> **TO BE DONE**
Leaving the pictures out, print the lines from the first line of the listing through the line containing "from matplotlib.lines import Line2D", exactly as they read, and no others.

> **DATASET CONTENT**
::::
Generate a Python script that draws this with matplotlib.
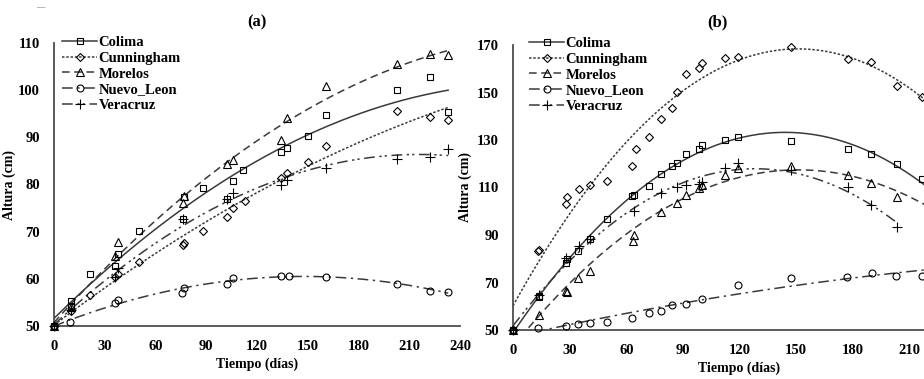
import numpy as np
import matplotlib
matplotlib.use("Agg")
import matplotlib.pyplot as plt
from matplotlib.lines import Line2D

plt.rcParams['font.family'] = ['Liberation Serif', 'DejaVu Serif']
plt.rcParams['font.weight'] = 'bold'

series_names = ["Colima", "Cunningham", "Morelos", "Nuevo_Leon", "Veracruz"]

# ---- Panel (a) ----
colima_a_days = [0, 10, 10, 21, 36, 38, 50, 76, 77, 88, 102, 106, 112, 134, 138, 150, 161, 203, 222, 233]
colima_a_vals = [50, 54.2, 55.2, 61.1, 62.7, 65.2, 70.1, 72.6, 77.4, 79.2, 76.9, 80.7, 83.0, 86.8, 87.8, 90.2, 94.7, 100.0, 102.7, 95.3]
cunningham_a_days = [0, 10, 21, 36, 38, 50, 76, 77, 88, 102, 106, 113, 134, 138, 150, 161, 203, 222, 233]
cunningham_a_vals = [50, 53.2, 56.6, 60.4, 61.0, 63.6, 67.2, 67.5, 70.1, 73.2, 75.0, 76.5, 81.3, 82.5, 84.8, 88.2, 95.5, 94.3, 93.6]
morelos_a_days = [0, 10, 36, 38, 76, 77, 102, 106, 134, 138, 161, 203, 222, 233]
morelos_a_vals = [50, 54.0, 64.8, 67.8, 76.0, 77.6, 84.3, 85.3, 89.5, 94.0, 100.9, 105.5, 107.6, 107.4]
nuevo_a_days = [0, 9.5, 36, 38, 75.5, 77, 102, 106, 134, 139, 161, 203, 222, 233]
nuevo_a_vals = [50, 50.8, 54.8, 55.6, 57.1, 58.0, 59.0, 60.1, 60.7, 60.7, 60.4, 59.0, 57.5, 57.2]
veracruz_a_days = [0, 10, 36, 38, 76, 102, 106, 134, 138, 161, 203, 222, 233]
veracruz_a_vals = [50, 53.4, 60.3, 62.4, 72.6, 77.0, 78.1, 80.0, 81.0, 83.5, 85.5, 85.9, 87.5]

# ---- Panel (b) ----
colima_b_days = [0, 13.8, 13.8, 28, 28.4, 34.6, 41, 50, 63.2, 64, 72, 78.4, 84.3, 86.7, 91.7, 98.4, 100.2, 112.4, 119, 147.3, 177.7, 189.7, 203.3, 216.6]
colima_b_vals = [50, 63.8, 64.3, 78.1, 79.8, 83.4, 88.2, 96.7, 106.5, 106.8, 110.6, 115.7, 119.2, 120.2, 124.0, 126.2, 127.9, 130.0, 131.4, 129.6, 126.2, 124.0, 119.9, 113.6]
cunningham_b_days = [0, 13.4, 13.8, 28, 28.4, 35, 41, 49.6, 63.3, 65, 72, 78.4, 84, 86.7, 91.7, 98.4, 100.2, 112.4, 119, 147.3, 177.7, 189.7, 203.3, 216.6]
cunningham_b_vals = [50, 83.3, 83.8, 102.9, 106.1, 109.4, 111.0, 112.9, 119.2, 126.2, 131.4, 138.8, 143.3, 150.3, 157.8, 160.4, 162.5, 164.4, 164.8, 169.0, 164.0, 162.7, 152.7, 148.2]
morelos_b_days = [0, 13.9, 27.9, 28.4, 34.6, 41, 63.8, 64.3, 78.3, 86.7, 91.7, 98.6, 100.2, 112.4, 119, 147.3, 177.7, 189.7, 203.3]
morelos_b_vals = [50, 56.3, 66.4, 66.2, 72.0, 74.8, 87.6, 90.0, 99.6, 103.6, 106.8, 109.7, 111.0, 115.3, 118.1, 119.2, 115.3, 111.8, 106.1]
nuevo_b_days = [0, 13.4, 28, 34.6, 41, 49.6, 63.2, 72, 78.4, 84, 91.5, 100.3, 119, 147.4, 177, 190, 203, 216.6]
nuevo_b_vals = [50, 50.7, 51.7, 52.4, 53.1, 53.5, 55.2, 57.0, 58.1, 60.5, 61.0, 62.9, 68.9, 71.8, 72.5, 73.9, 72.9, 72.9]
veracruz_b_days = [0, 14, 28, 35, 41, 64, 78.3, 86.7, 91.7, 98.6, 100.2, 112.4, 119, 147.3, 177.7, 189.7, 203.3]
veracruz_b_vals = [50, 64.7, 80.2, 85.4, 88.2, 100.1, 107.5, 110.3, 111.0, 111.5, 112.5, 118.1, 120.2, 117.4, 110.3, 102.6, 93.5]

x_ticks_a = [0, 30, 60, 90, 120, 150, 180, 210, 240]
x_ticks_b = [0, 30, 60, 90, 120, 150, 180, 210]
y_ticks_a = [50, 60, 70, 80, 90, 100, 110]
y_ticks_b = [50, 70, 90, 110, 130, 150, 170]

markers = ['s', 'D', '^', 'o', '+']
msizes = [5, 4.2, 5.5, 5, 7]
lstyles = ['-', (0, (1.6, 1.2)), (0, (5, 3)), (0, (7, 3, 1.5, 3)), (0, (7, 3, 1.5, 2, 1.5, 3))]
lcol = '#3a3a3a'

fig = plt.figure(figsize=(9.24, 3.79), dpi=100)
W, H = 924, 379

def add_axes_px(x0, x1, y0, y1):
    return fig.add_axes([x0 / W, 1 - y0 / H, (x1 - x0) / W, (y0 - y1) / H])

ax_a = add_axes_px(54, 460, 326, 43)
ax_b = add_axes_px(513, 966, 330, 45)

panels = [
    (ax_a, [(colima_a_days, colima_a_vals), (cunningham_a_days, cunningham_a_vals),
            (morelos_a_days, morelos_a_vals), (nuevo_a_days, nuevo_a_vals),
            (veracruz_a_days, veracruz_a_vals)], (50, 110), x_ticks_a, y_ticks_a, None, -0.094),
    (ax_b, [(colima_b_days, colima_b_vals), (cunningham_b_days, cunningham_b_vals),
            (morelos_b_days, morelos_b_vals), (nuevo_b_days, nuevo_b_vals),
            (veracruz_b_days, veracruz_b_vals)], (50, 170), x_ticks_b, y_ticks_b, 222, -0.09),
]

for ax, data, ylim, xticks, yticks, xend, ylx in panels:
    for i, (d, v) in enumerate(data):
        d = np.array(d, float)
        v = np.array(v, float)
        coef = np.polyfit(d, v, 2)
        end = d.max() if (xend is None or i == 4) else max(d.max(), xend)
        xf = np.linspace(0, end, 300)
        ax.plot(xf, np.polyval(coef, xf), color=lcol, lw=1.1, ls=lstyles[i], zorder=2)
        ax.plot(d, v, ls='none', marker=markers[i], ms=msizes[i], mfc='none',
                mec='black', mew=0.8, zorder=3, clip_on=False)
    ax.set_xlim(0, 240)
    ax.set_ylim(*ylim)
    ax.set_xticks(xticks)
    ax.set_yticks(yticks)
    ax.tick_params(length=0, labelsize=10.5, pad=10)
    for lab in ax.get_xticklabels() + ax.get_yticklabels():
        lab.set_fontweight('bold')
    for s in ['top', 'right']:
        ax.spines[s].set_visible(False)
    for s in ['left', 'bottom']:
        ax.spines[s].set_color('#4d4d4d')
        ax.spines[s].set_linewidth(1.3)
    ax.set_xlabel("Tiempo (días)", fontsize=10, fontweight='bold', labelpad=3)
    ax.set_ylabel("Altura (cm)", fontsize=10, fontweight='bold')
    ax.yaxis.set_label_coords(ylx, 0.5)

handles = [Line2D([], [], color=lcol, lw=1.1, ls=lstyles[i], marker=markers[i],
                  ms=msizes[i], mfc='none', mec='black', mew=0.8) for i in range(5)]

leg_kw = dict(loc='upper left', bbox_transform=fig.transFigure, frameon=False,
              handlelength=2.4, handletextpad=0.1, labelspacing=0.17, borderaxespad=0,
              borderpad=0, prop={'weight': 'bold', 'size': 10.5})
ax_a.legend(handles, series_names, bbox_to_anchor=(62 / W, 1 - 36 / H), **leg_kw)
ax_b.legend(handles, series_names, bbox_to_anchor=(529 / W, 1 - 37 / H), **leg_kw)

fig.text(257 / W, 1 - 22 / H, "(a)", ha='center', va='center', fontsize=12, fontweight='bold')
fig.text(717 / W, 1 - 22 / H, "(b)", ha='center', va='center', fontsize=12, fontweight='bold')
fig.text(40 / W, 1 - 7 / H, "—", ha='center', va='center', fontsize=6, color='#888888')

fig.savefig("out.png", dpi=100)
::::
> **SOLUTION TO THIS PROBLEM**
Generate a Python script that draws this with matplotlib.
import numpy as np
import matplotlib
matplotlib.use("Agg")
import matplotlib.pyplot as plt
from matplotlib.lines import Line2D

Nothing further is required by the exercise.